After a downward trend lasting four months, the Australian PCI (Performance of Construction Index) has increased 5.6 points up to 50.8.
This moves the sector from a contraction status to expansion, while engineering construction (which was previously dragging the sector down as the mining industry transitioned from construction to operation), experienced a “surge”. This is according to Peter Burn, Australian Industry Group head of policy, who explained that the growth has offset falls in new orders and activity in the commercial and residential sub-sectors.
While mining-related projects are winding down, engineering construction has been a drag on the performance of the sector for most of the last two years.
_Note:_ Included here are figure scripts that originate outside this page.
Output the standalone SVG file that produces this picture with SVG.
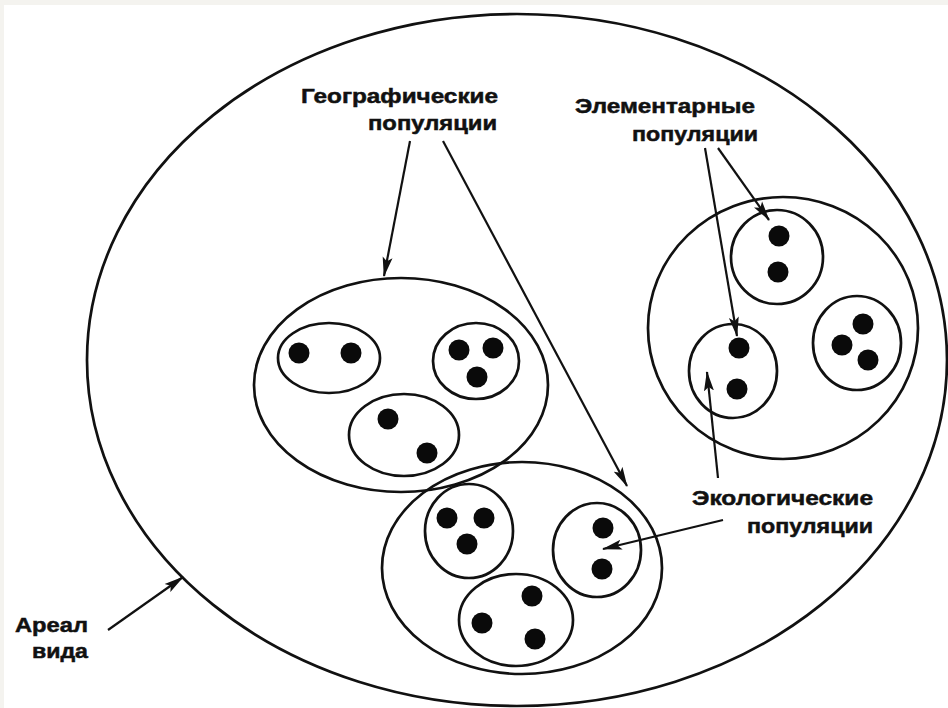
<svg xmlns="http://www.w3.org/2000/svg" width="948" height="708" viewBox="0 0 948 708">
<style>
.ln{fill:none;stroke:#111;stroke-width:2.7}
.ar{fill:none;stroke:#111;stroke-width:2.2}
.dot{fill:#0a0a0a}
.lb{font-family:"Liberation Sans",Arial,sans-serif;font-weight:bold;font-size:21px;fill:#111;stroke:#111;stroke-width:0.5;text-anchor:end}
</style>
<defs>
<marker id="ah" viewBox="0 0 20 10" refX="19" refY="5" markerWidth="20" markerHeight="11" markerUnits="userSpaceOnUse" orient="auto">
<path d="M0,0 L20,5 L0,10 L4,5 Z" fill="#111"/>
</marker>
</defs>
<rect x="0" y="0" width="948" height="708" fill="#f4f3ef"/>
<rect x="4" y="5" width="944" height="703" fill="#ffffff"/>

<g id="areal">
<ellipse class="ln" cx="517" cy="360" rx="430" ry="346"/>
</g>

<g id="geo1">
<ellipse class="ln" cx="401" cy="385" rx="147" ry="107"/>
<g id="eco1a"><ellipse class="ln" cx="329" cy="358" rx="51" ry="35"/>
<circle class="dot" cx="299" cy="353" r="10.5"/><circle class="dot" cx="351" cy="353" r="10.5"/></g>
<g id="eco1b"><ellipse class="ln" cx="476" cy="361" rx="43" ry="38"/>
<circle class="dot" cx="459" cy="350" r="10.5"/><circle class="dot" cx="493" cy="348" r="10.5"/><circle class="dot" cx="477" cy="377" r="10.5"/></g>
<g id="eco1c"><ellipse class="ln" cx="404" cy="435" rx="55" ry="41"/>
<circle class="dot" cx="388" cy="419" r="10.5"/><circle class="dot" cx="427" cy="453" r="10.5"/></g>
</g>

<g id="geo2">
<ellipse class="ln" cx="522" cy="568" rx="140" ry="106"/>
<g id="eco2a"><ellipse class="ln" cx="469" cy="531" rx="44" ry="47"/>
<circle class="dot" cx="447" cy="518" r="10.5"/><circle class="dot" cx="484" cy="518" r="10.5"/><circle class="dot" cx="467" cy="544" r="10.5"/></g>
<g id="eco2b"><ellipse class="ln" cx="597" cy="550" rx="44" ry="47"/>
<circle class="dot" cx="603" cy="528" r="10.5"/><circle class="dot" cx="602" cy="569" r="10.5"/></g>
<g id="eco2c"><ellipse class="ln" cx="516" cy="620" rx="57" ry="46"/>
<circle class="dot" cx="532" cy="596" r="10.5"/><circle class="dot" cx="482" cy="623" r="10.5"/><circle class="dot" cx="535" cy="639" r="10.5"/></g>
</g>

<g id="geo3">
<ellipse class="ln" cx="783" cy="328" rx="135" ry="131"/>
<g id="eco3a"><ellipse class="ln" cx="777" cy="257" rx="46" ry="47"/>
<circle class="dot" cx="779" cy="236" r="10.5"/><circle class="dot" cx="778" cy="272" r="10.5"/></g>
<g id="eco3b"><ellipse class="ln" cx="733" cy="371" rx="44" ry="47"/>
<circle class="dot" cx="739" cy="348" r="10.5"/><circle class="dot" cx="737" cy="389" r="10.5"/></g>
<g id="eco3c"><ellipse class="ln" cx="857" cy="343" rx="44" ry="47"/>
<circle class="dot" cx="863" cy="324" r="10.5"/><circle class="dot" cx="842" cy="345" r="10.5"/><circle class="dot" cx="868" cy="360" r="10.5"/></g>
</g>

<g id="labels">
<text class="lb" x="498" y="103" textLength="197" lengthAdjust="spacingAndGlyphs">Географические</text>
<text class="lb" x="497" y="130" textLength="129" lengthAdjust="spacingAndGlyphs">популяции</text>
<text class="lb" x="755" y="113" textLength="180" lengthAdjust="spacingAndGlyphs">Элементарные</text>
<text class="lb" x="758" y="141" textLength="126" lengthAdjust="spacingAndGlyphs">популяции</text>
<text class="lb" x="873" y="505" textLength="181" lengthAdjust="spacingAndGlyphs">Экологические</text>
<text class="lb" x="873" y="533" textLength="126" lengthAdjust="spacingAndGlyphs">популяции</text>
<text class="lb" x="88" y="632" textLength="73" lengthAdjust="spacingAndGlyphs">Ареал</text>
<text class="lb" x="88" y="658" textLength="56" lengthAdjust="spacingAndGlyphs">вида</text>
</g>

<g id="connectors">
<line class="ar" x1="410" y1="141" x2="384" y2="276" marker-end="url(#ah)"/>
<line class="ar" x1="443" y1="141" x2="627" y2="486" marker-end="url(#ah)"/>
<line class="ar" x1="705" y1="148" x2="737" y2="336" marker-end="url(#ah)"/>
<line class="ar" x1="718" y1="148" x2="769" y2="220" marker-end="url(#ah)"/>
<line class="ar" x1="718" y1="478" x2="707" y2="372" marker-end="url(#ah)"/>
<line class="ar" x1="723" y1="520" x2="603" y2="549" marker-end="url(#ah)"/>
<line class="ar" x1="108" y1="630" x2="183" y2="577" marker-end="url(#ah)"/>
</g>
</svg>
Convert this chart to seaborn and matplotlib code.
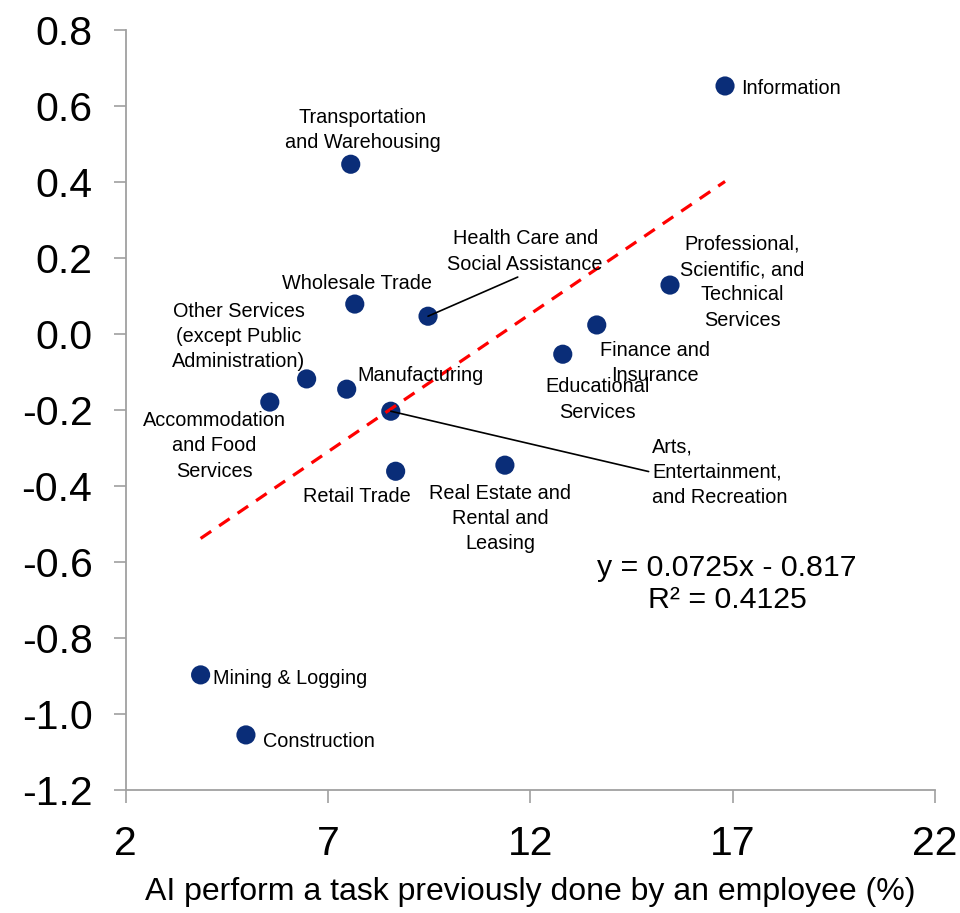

In April, engineering construction performed the strongest- up to 54.6- an increase of 9.9 points and the first growth it has had in almost two years.
Mr Burn described the April turnaround as a reflection of a “…renewed pipeline of transport infrastructure projects”. He also said that while this is unlikely to completely offset further falls in work related to mining, the outlook for commercial and residential construction showed a lift this week as the Reserve Bank reduced the cash rate.
Diwa Hopkins, an economist for the Housing Industry Association, said the PCI indicates that residential construction is easing back from the highs of last year.
He said that the cut to the official cash rate will support new home building over both the near and medium terms. However, “…the level of building is still likely to be shy of what occurred in 2015”. Mr Hopkins also said that the development is encouraging and needs to be sustained as the construction industry faces more challenging prospects for growth elsewhere.
For the first time in three months, employment grew in the construction industry, although overall wage growth remained the same.